The Queen and members of the royal family paid their respects at the annual Remembrance Day Service at The Cenotaph in London on Sunday to all those who died in conflicts.
The 93-year-old monarch watched the service from the balcony of the Foreign & Commonwealth Office building as her son, Charles – the Prince of Wales – laid a wreath on her behalf.
The ceremony is an annual service that is held on the Sunday closest to November 11, the day World War I ended in 1918.
A two-minute silence was also observed to remember the dead as Big Ben struck 11 a.m.
UK Prime Minister Boris Johnson and opposition Labour leader Jeremy Corbyn also attended the ceremony and laid wreaths, amid their election campaign.
The royals also paid their respects at the Royal British Legion Festival of Remembrance at the Royal Albert Hall on Saturday night.
The commemorative event – hosted by the Royal British Legion – marked the 75th anniversary of the key battles of 1944, including Monte Cassino, Kohima and Imphal, and D-Day and specifically emphasized the role of Commonwealth and Allied Forces.
It also celebrated the 100th anniversary of the Government Communications Headquarters (GCHQ) and paid tribute to the company of RFA Mounts Bay who crucially assisted in transporting supplies and aid to the Bahamas in the aftermath of Hurricane Dorian in September.
Events honoring all those who lost their lives in conflicts have been taking place throughout the week.
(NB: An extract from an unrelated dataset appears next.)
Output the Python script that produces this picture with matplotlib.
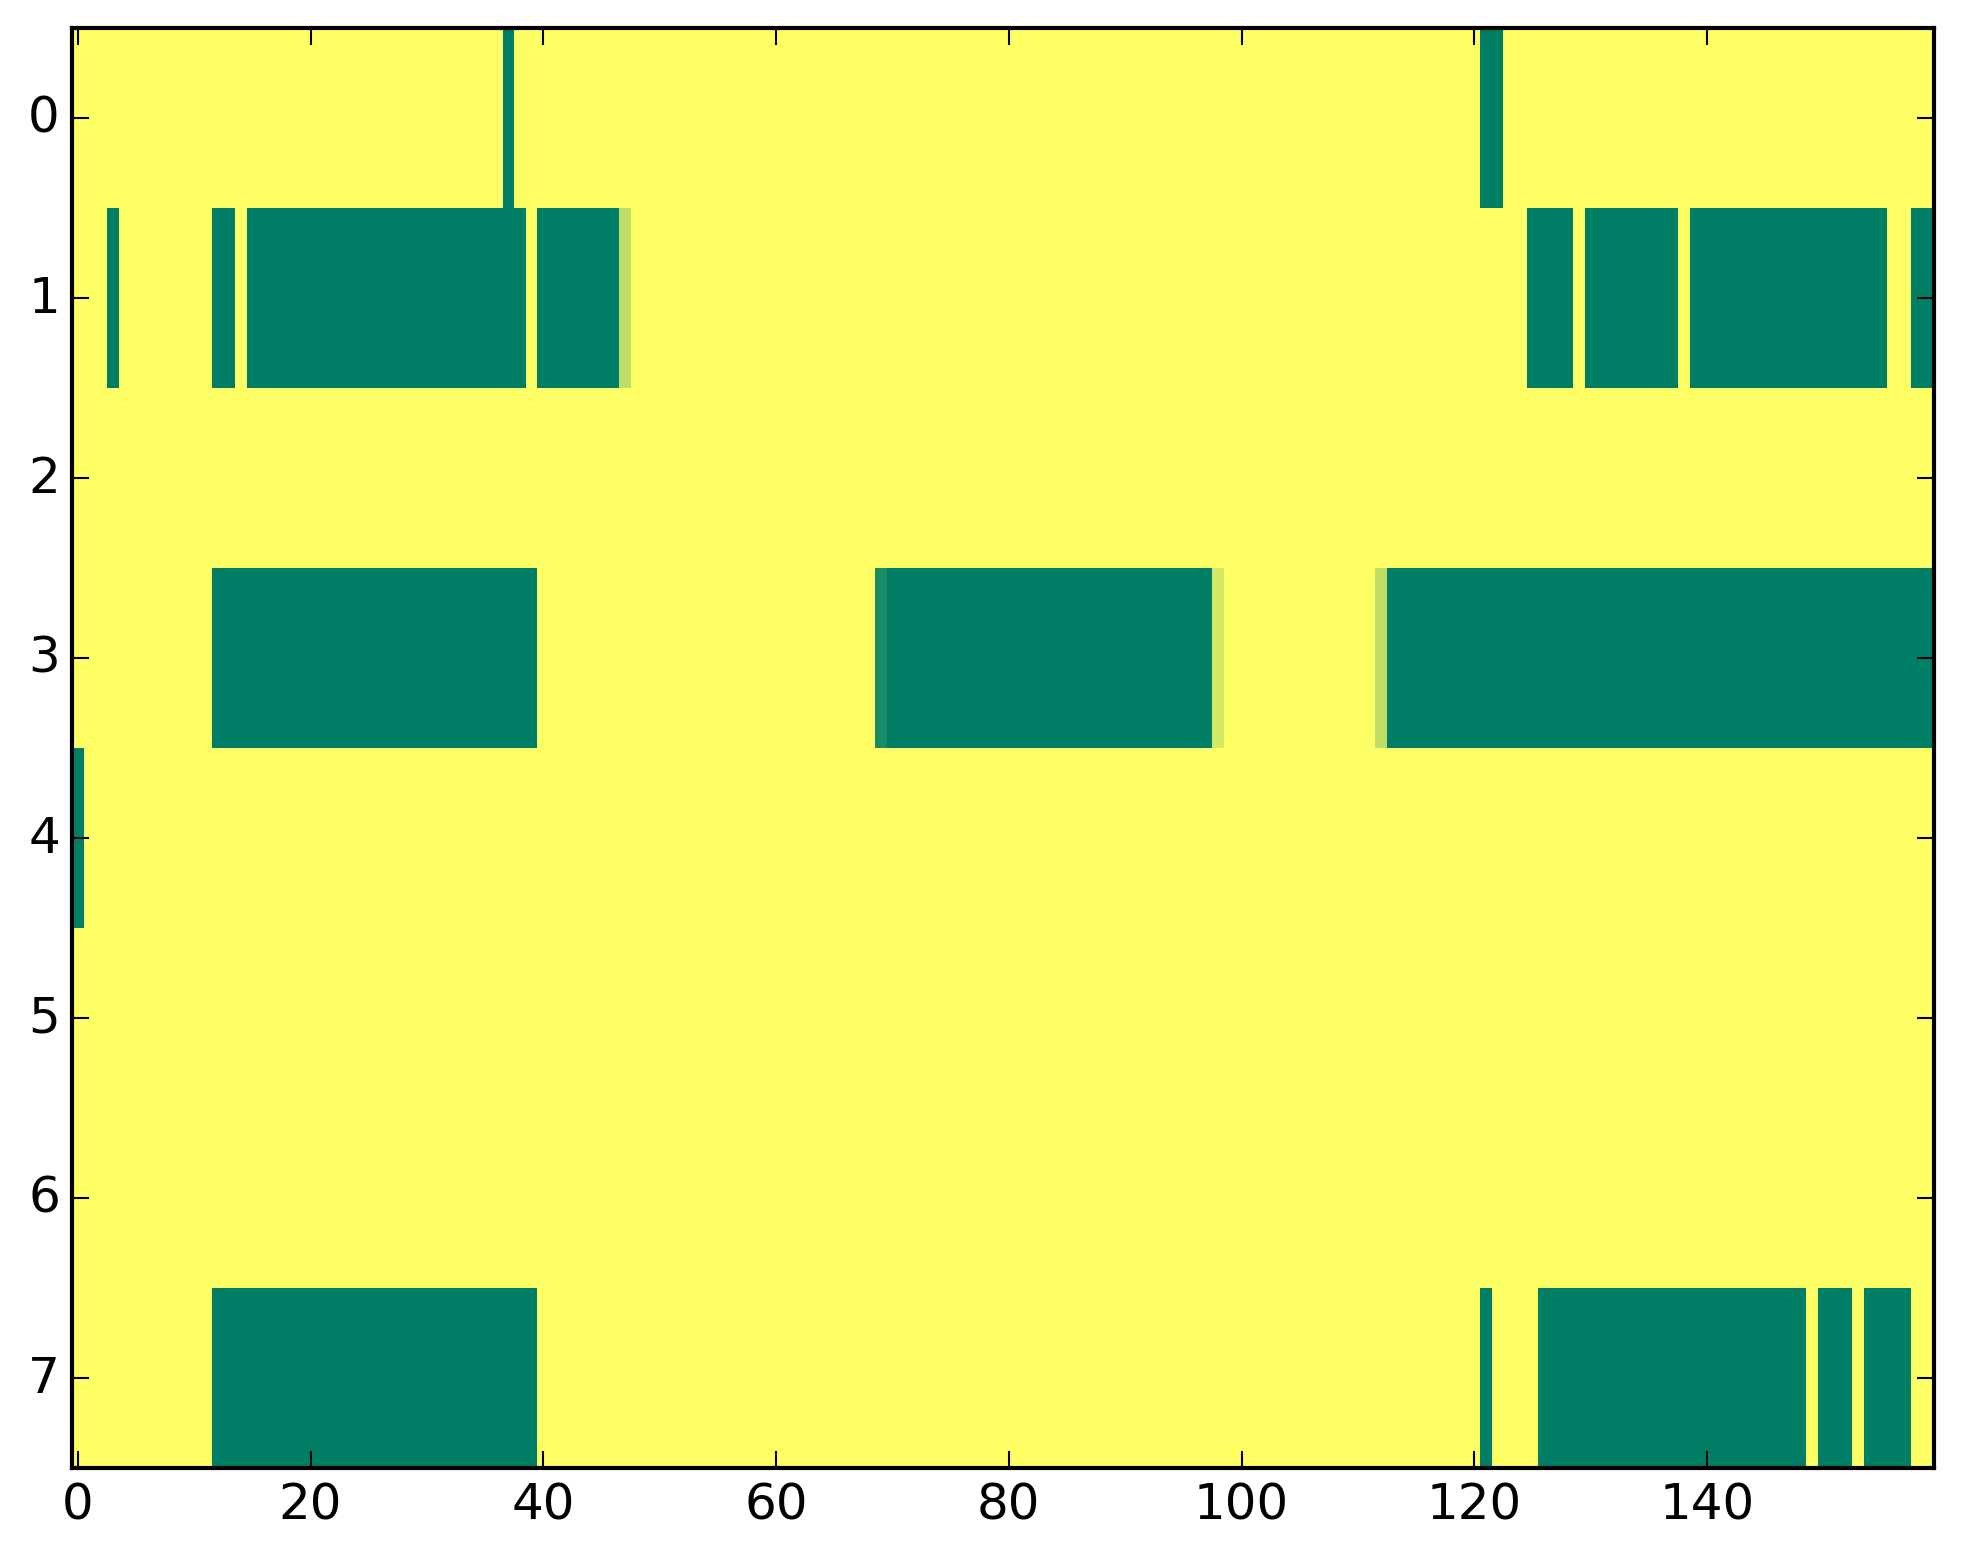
import numpy
import matplotlib
matplotlib.use("Agg")
import matplotlib.pyplot as p

p.style.use("classic")
p.rcParams["xtick.major.pad"] = 3.0
p.rcParams["ytick.major.pad"] = 2.9

n_rows = 8
n_cols = 160

# cells that are not 1.0, per row: (first column, last column, value)
row0 = [(37, 37, 0.0), (121, 122, 0.0)]
row1 = [(3, 3, 0.0), (12, 13, 0.0), (15, 38, 0.0), (40, 46, 0.0), (47, 47, 0.75),
        (125, 128, 0.0), (130, 137, 0.0), (139, 155, 0.0), (158, 159, 0.0)]
row2 = []
row3 = [(12, 39, 0.0), (69, 69, 0.1), (70, 97, 0.0), (98, 98, 0.83),
        (112, 112, 0.75), (113, 159, 0.0)]
row4 = [(0, 0, 0.0)]
row5 = []
row6 = []
row7 = [(12, 39, 0.0), (121, 121, 0.0), (126, 148, 0.0), (150, 152, 0.0),
        (154, 157, 0.0)]

rows = [row0, row1, row2, row3, row4, row5, row6, row7]

grid = numpy.ones((n_rows, n_cols))
for i, runs in enumerate(rows):
    for a, b, v in runs:
        grid[i, a:b + 1] = v

fig = p.figure(figsize=(1963 / 300.0, 1564 / 300.0), dpi=300)
ax = fig.add_axes([0.0367, 0.061, 0.9485, 0.9206])
ax.imshow(grid, cmap="summer", vmin=0, vmax=1, aspect="auto",
          interpolation="nearest")
ax.set_xticks(numpy.arange(0, 160, 20))
ax.set_yticks(numpy.arange(0, 8))
ax.set_xlim(-0.5, n_cols - 0.5)
ax.set_ylim(n_rows - 0.5, -0.5)
p.savefig("out.png", dpi=300)
p.close()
On Thursday, Meghan made her first visit to the Field of Remembrance at Westminster Abbey with her husband. The royal couple both placed small crosses there to honor the war dead.
Duchess Camilla – the wife of Prince Charles – attended the engagement, after a Clarence House spokesperson announced that she was expected to pull out of the event due to a chest infection.
Earlier this week, the Queen paid a visit to the Royal British Legion Industries’ Village in Aylesford in southeastern England, which provides housing and welfare support to veterans and the wider Armed Forces community.